The Court is not unmindful that the term of office being contested between the parties ended at noon of June 30, 2010. The Court thus has no alternative except to dismiss the petition accord with jurisprudence, to the effect that the expiration of the contested term of office renders the petition moot and academic. A moot and academic case is one that ceases to present a justiciable controversy by virtue of supervening events, so that a declaration thereon would be of no practical value.
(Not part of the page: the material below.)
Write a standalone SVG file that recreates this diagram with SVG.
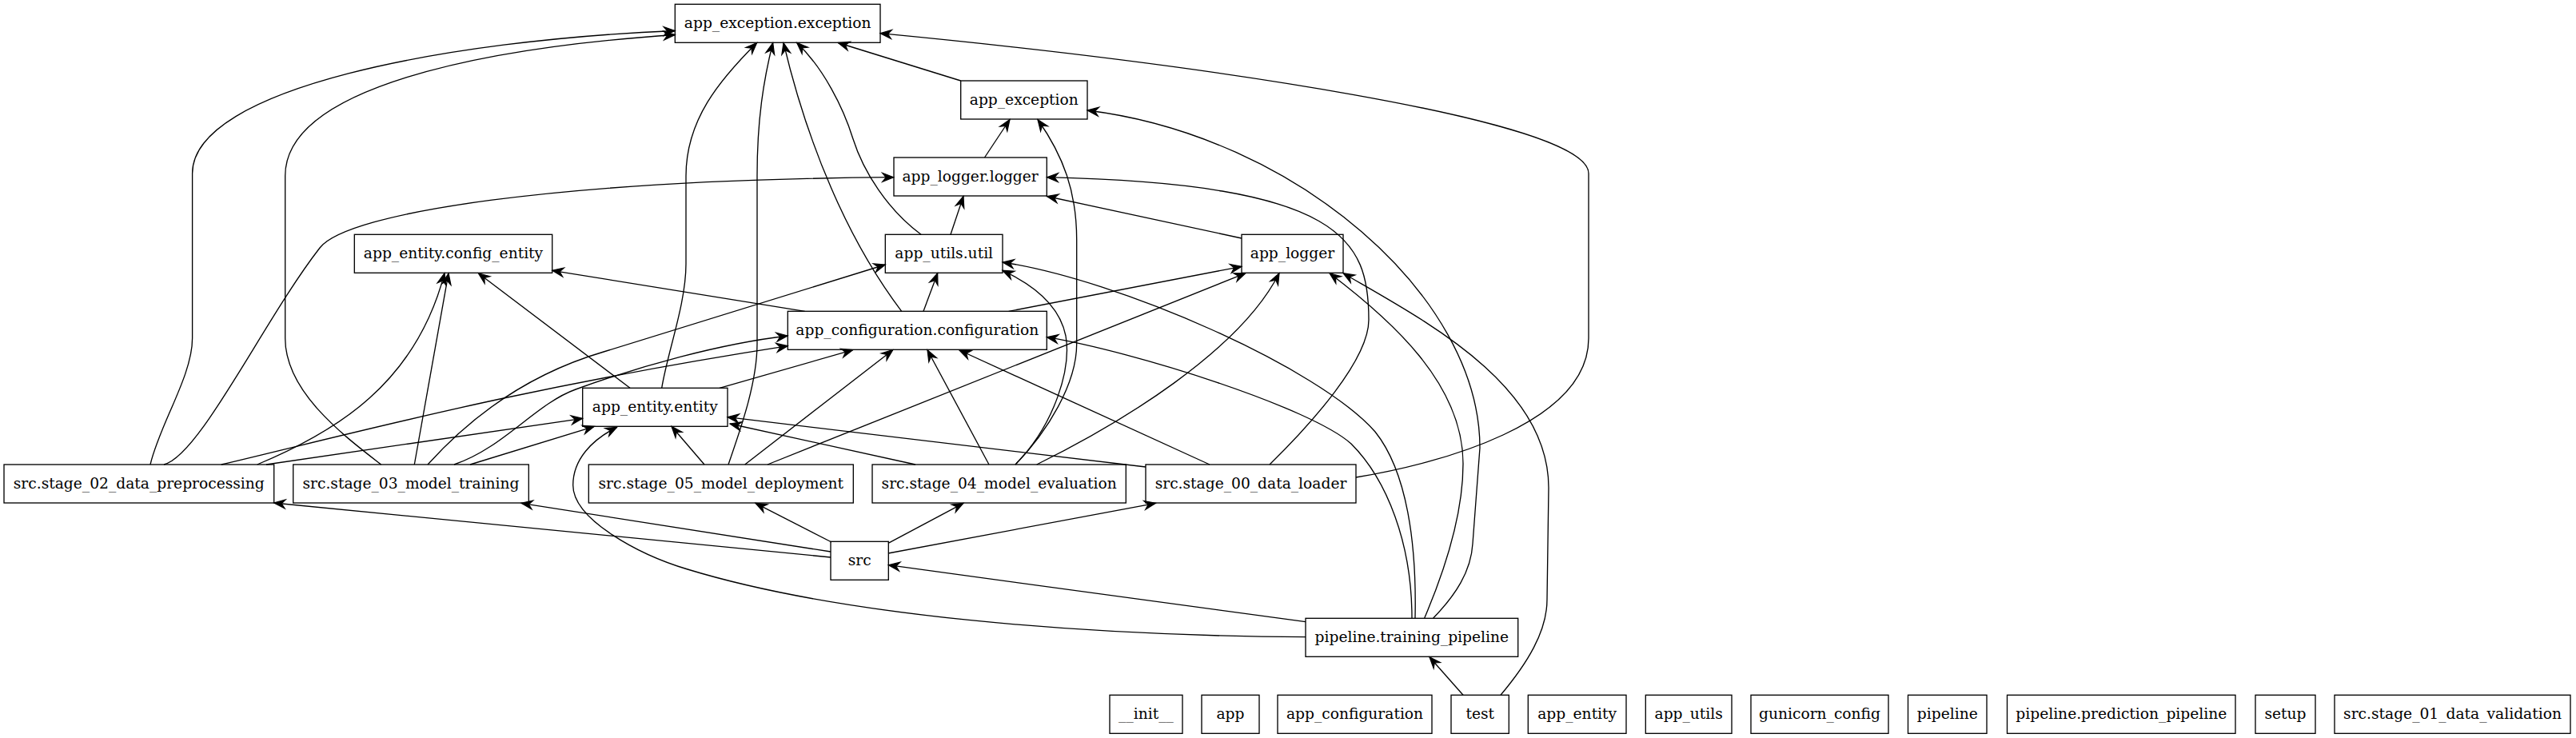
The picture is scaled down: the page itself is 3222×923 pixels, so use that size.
<svg xmlns="http://www.w3.org/2000/svg" width="3222" height="923" viewBox="0 0 3222 923">
<style>
.node rect{fill:none;stroke:#000;stroke-width:1.33}
.node text{font-family:"DejaVu Serif","Liberation Serif",serif;font-size:18.67px;text-anchor:middle;fill:#000}
.edges path{fill:none;stroke:#000;stroke-width:1.33;marker-end:url(#arr)}
</style>
<defs>
<marker id="arr" markerUnits="userSpaceOnUse" viewBox="-16 -8 17 16" markerWidth="17" markerHeight="16" refX="0" refY="0" orient="auto" overflow="visible">
<path d="M0,0 L-14,-5.5 L-9.5,0 L-14,5.5 Z" fill="#000" stroke="#000" stroke-width="1.2"/>
</marker>
</defs>
<rect width="3222" height="923" fill="#fff"/>
<g class="edges" id="edges">
<path d="M1201.7,101 L1048.3,53.5"/>
<path d="M1231.5,197 L1263,149.5"/>
<path d="M1189,293.3 L1205,245.5"/>
<path d="M1152,293.3 C1110,262 1080,215 1066.7,173 C1055,135 1030,85 996.7,53.5"/>
<path d="M1553,298 L1309.4,245.5"/>
<path d="M1155,389.3 L1172.7,341.7"/>
<path d="M1261.7,389.3 L1553,333.3"/>
<path d="M1006.7,389.3 L690.7,338.3"/>
<path d="M1127.7,389.3 C1060,300 1010,180 980,53.5"/>
<path d="M900,485.3 L1066.7,437.7"/>
<path d="M788,485.3 L598.3,341.7"/>
<path d="M827.7,485.3 C835,440 858,380 858,330 L858,220 C858,150 900,100 946.7,53.5"/>
<path d="M188,581 C200,530 240.6,470 240.6,423 L240.6,217 C240.6,110 560,50 844.3,38.5"/>
<path d="M205,581 C250,570 330,400 400,310 C435,265 700,225 1117.7,221.7"/>
<path d="M321.7,581 C420,540 520,480 556,341.7"/>
<path d="M276.7,581 C450,540 650,485 985.3,432.7"/>
<path d="M333,581 L728.7,523.3"/>
<path d="M476.7,581 C430,545 356.7,490 356.7,423 L356.7,220 C356.7,110 600,60 844.3,43.5"/>
<path d="M518.3,581 L561,341.7"/>
<path d="M535,581 C590,520 660,468 755,440 L1107.3,331"/>
<path d="M568,581 C630,560 670,505 720,487 C800,458 900,430 985.3,420"/>
<path d="M588,581 L743.3,533.3"/>
<path d="M881,581 L840,533.3"/>
<path d="M911,581 C925,540 947,480 947,430 L947,220 C947,150 955,100 966.7,53.5"/>
<path d="M931.7,581 L1116.7,437.7"/>
<path d="M960,581 L1558,341.7"/>
<path d="M1145,581 L913,530"/>
<path d="M1237,581 L1160,437.7"/>
<path d="M1270,581 C1310,540 1346.7,480 1346.7,430 L1346.7,300 C1346.7,240 1330,195 1298,149.5"/>
<path d="M1270,581 C1320,530 1340,460 1333,420 C1325,380 1290,355 1254,338.3"/>
<path d="M1296.7,581 C1400,530 1550,440 1600,341.7"/>
<path d="M1433,584 L910,521.7"/>
<path d="M1513,581 L1200,438"/>
<path d="M1588,581 C1640,530 1712,450 1712,400 C1712,300 1680,230 1309.4,221.7"/>
<path d="M1696,597 C1800,580 1987,530 1987,423 L1987,217 C1987,150 1500,80 1101,41.7"/>
<path d="M1039,697 L342.7,629"/>
<path d="M1039,690 L652,629.3"/>
<path d="M1040,678 L945,629.3"/>
<path d="M1111,679.3 L1205,629.3"/>
<path d="M1111,692 L1445.5,629.3"/>
<path d="M1633,777.7 L1111.3,706.7"/>
<path d="M1633,796.7 C1350,795 1050,770 860,712 C800,694 716.7,650 716.7,606.7 C716.7,575 740,550 771.7,534.3"/>
<path d="M1766,773 C1766,680 1735,600 1690,555 C1640,510 1420,440 1309.3,421.7"/>
<path d="M1770,773 C1772,680 1760,590 1720,540 C1650,460 1400,350 1254,328"/>
<path d="M1781.7,773 C1800,730 1830,650 1830,580 C1830,480 1740,400 1663,341.7"/>
<path d="M1792.7,773 C1820,745 1840,715 1842,680 L1851,560 C1851,370 1620,170 1360,138"/>
<path d="M1830,869.3 L1788,821.7"/>
<path d="M1877,869.3 C1910,830 1935,790 1935,750 L1937,610 C1937,480 1780,400 1680,341.7"/>
</g>
<g class="node" id="app_exception_exception"><rect x="844.3" y="5.3" width="256.7" height="48"/><text x="972.7" y="34.8">app_exception.exception</text></g>
<g class="node" id="app_exception"><rect x="1201.7" y="101" width="158.3" height="48"/><text x="1280.8" y="130.5">app_exception</text></g>
<g class="node" id="app_logger_logger"><rect x="1118" y="197" width="191.3" height="48"/><text x="1213.6" y="226.5">app_logger.logger</text></g>
<g class="node" id="app_entity_config_entity"><rect x="443.3" y="293.3" width="247.4" height="48"/><text x="567" y="322.8">app_entity.config_entity</text></g>
<g class="node" id="app_utils_util"><rect x="1107.3" y="293.3" width="146.7" height="48"/><text x="1180.7" y="322.8">app_utils.util</text></g>
<g class="node" id="app_logger"><rect x="1553" y="293.3" width="127" height="48"/><text x="1616.5" y="322.8">app_logger</text></g>
<g class="node" id="app_configuration_configuration"><rect x="985.3" y="389.3" width="324" height="48"/><text x="1147.3" y="418.8">app_configuration.configuration</text></g>
<g class="node" id="app_entity_entity"><rect x="728.7" y="485.3" width="181.3" height="48"/><text x="819.3" y="514.8">app_entity.entity</text></g>
<g class="node" id="src_stage_02_data_preprocessing"><rect x="5" y="581" width="337.7" height="48"/><text x="173.8" y="610.5">src.stage_02_data_preprocessing</text></g>
<g class="node" id="src_stage_03_model_training"><rect x="366.7" y="581" width="294.6" height="48"/><text x="514" y="610.5">src.stage_03_model_training</text></g>
<g class="node" id="src_stage_05_model_deployment"><rect x="736.3" y="581" width="331" height="48"/><text x="901.8" y="610.5">src.stage_05_model_deployment</text></g>
<g class="node" id="src_stage_04_model_evaluation"><rect x="1091" y="581" width="317.3" height="48"/><text x="1249.7" y="610.5">src.stage_04_model_evaluation</text></g>
<g class="node" id="src_stage_00_data_loader"><rect x="1433" y="581" width="263" height="48"/><text x="1564.5" y="610.5">src.stage_00_data_loader</text></g>
<g class="node" id="src"><rect x="1039" y="677.3" width="72.3" height="48"/><text x="1075.2" y="706.8">src</text></g>
<g class="node" id="pipeline_training_pipeline"><rect x="1633" y="773.3" width="265.7" height="48"/><text x="1765.8" y="802.8">pipeline.training_pipeline</text></g>
<g class="node" id="__init__"><rect x="1388" y="869.3" width="91" height="48"/><text x="1433.5" y="898.8">__init__</text></g>
<g class="node" id="app"><rect x="1503" y="869.3" width="72" height="48"/><text x="1539" y="898.8">app</text></g>
<g class="node" id="app_configuration"><rect x="1598" y="869.3" width="193" height="48"/><text x="1694.5" y="898.8">app_configuration</text></g>
<g class="node" id="test"><rect x="1815" y="869.3" width="72.3" height="48"/><text x="1851.2" y="898.8">test</text></g>
<g class="node" id="app_entity"><rect x="1911.3" y="869.3" width="122.7" height="48"/><text x="1972.7" y="898.8">app_entity</text></g>
<g class="node" id="app_utils"><rect x="2058.3" y="869.3" width="107.7" height="48"/><text x="2112.2" y="898.8">app_utils</text></g>
<g class="node" id="gunicorn_config"><rect x="2190" y="869.3" width="172" height="48"/><text x="2276" y="898.8">gunicorn_config</text></g>
<g class="node" id="pipeline"><rect x="2386.5" y="869.3" width="98.5" height="48"/><text x="2435.8" y="898.8">pipeline</text></g>
<g class="node" id="pipeline_prediction_pipeline"><rect x="2510.5" y="869.3" width="285.5" height="48"/><text x="2653.3" y="898.8">pipeline.prediction_pipeline</text></g>
<g class="node" id="setup"><rect x="2821" y="869.3" width="75" height="48"/><text x="2858.5" y="898.8">setup</text></g>
<g class="node" id="src_stage_01_data_validation"><rect x="2920" y="869.3" width="295" height="48"/><text x="3067.5" y="898.8">src.stage_01_data_validation</text></g>
</svg>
As a rule, courts decline jurisdiction over such a case, or dismiss it on ground of mootness.[7]

In Malaluan v. COMELEC[8]  reiterated more recently in the case of Sales v. COMELEC[9] and Baldo, Jr. v. COMELEC,[10] this Court clearly pronounced that the expiration of the challenged term of office renders the corresponding petition moot and academic, to wit: 

It is significant to note that the term of office of the local officials elected in the May, 1992 elections expired on June 30, 1995. This petition, thus, has become moot and academic insofar as it concerns petitioner's right to the mayoralty seat in his municipality because expiration of the term of office contested in the election protest has the effect of rendering the same moot and academic. 

When the appeal from a decision in an election case has already become moot, the case being an election protest involving the office of [the] mayor the term of which had expired, the appeal is dismissible on that ground, unless the rendering of a decision on the merits would be of practical value. This rule we established in the case of Yorac v. Magalona which we dismissed because it had been mooted by the expiration of the term of office of the Municipal Mayor of Saravia, Negros Occidental x x x. (Underscoring ours.) (Citation omitted.)

Indeed, an academic discussion of a case presenting a moot question is not necessary, because a judgment on the case cannot have any practical legal effect or, in the nature of things, cannot be enforced. Stated otherwise, this Court will not determine a moot question in a case in which no practical relief can be granted.[11]cralaw

IN VIEW OF THE FOREGOING, the Court DISMISSES the petition for quo warranto for being MOOT and ACADEMIC."

Very truly yours,

ENRIQUETA E. VIDAL
Clerk of Court

By:

(Sgd.) FELIPA B. ANAMA
  Deputy Clerk of Court En Banc

Endnotes:


[1] Rollo, pp. 3-73.

[2] Id. at 77-91. 

[3] Id. at 97-151. 

[4] Id. at 153. 

[5] Id. at 185-187, 189-191. 

[6] Id. at 74-75. 

[7] Gunsi v. COMELEC, G.R. No. 168792, February 23, 2009, 580 SCRA 70, 76. 

[8] 324 Phil. 676, 683 (1996) 

[9] G.R. No. 174668, September 12, 2007. 

[10] G.R. No. 176135, June 16, 2009. 

[11] Villarico v. Court of Appeals, 424 Phil. 26, 33-34 (2002).